8. Advanced Technology & Forecasting

• Satellites: Provide images of clouds, helping track the development and movement of cyclones and storms.
• Radar: Detects rainfall intensity and movement (Doppler radar can also estimate wind speed and rotation within storms, aiding tornado warnings).
• Anemometer: Measures wind speed.
• Wind Vane: Shows wind direction.
• Importance: Early warnings (Cyclone Alert/Watch, Cyclone Warning) issued 24-48 hours in advance allow for timely evacuation and preparedness, significantly reducing loss of life.

9. Effective Safety Measures - Summary

• Individual: Be aware, heed warnings, prepare emergency kits, know safe shelter locations.
• Community: Help neighbours, follow official instructions, participate in awareness programs.
• Government: Accurate forecasting, efficient warning dissemination, construction of shelters, disaster management planning, and rescue operations.

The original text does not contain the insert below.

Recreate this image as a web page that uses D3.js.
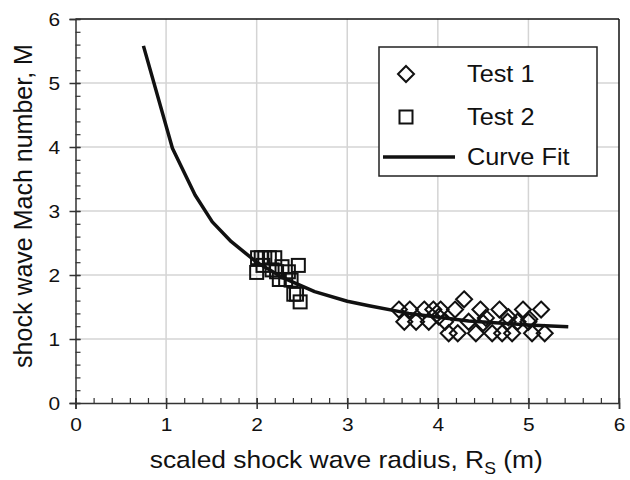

Exam Relevance Highlights:

• Understand the relationship: Heating -> Expansion -> Lighter Air -> Rises -> Low Pressure.
• Understand the relationship: Cooling -> Contraction -> Denser Air -> Sinks -> High Pressure.
• Know that wind flows from High Pressure to Low Pressure areas.
• Remember the principle: High Speed Wind = Reduced Pressure.
• Know the causes of wind generation (uneven heating: Equator/Poles, Land/Water).
• Understand the formation basics of Thunderstorms, Cyclones, Tornadoes.
• Know the structure of a Cyclone (Eye, Eye Wall).
• Identify the destructive elements of Cyclones (Wind, Rain, Storm Surge - especially storm surge).
• Know the different names for Cyclones globally.
• Be familiar with safety measures for each type of storm.
• Recognize the role of technology (Satellites, Radar) in forecasting.

This detailed breakdown covers the core concepts of the chapter with added structure and emphasis suitable for exam preparation. Remember to correlate these points with the diagrams and activities mentioned in the NCERT textbook for better understanding.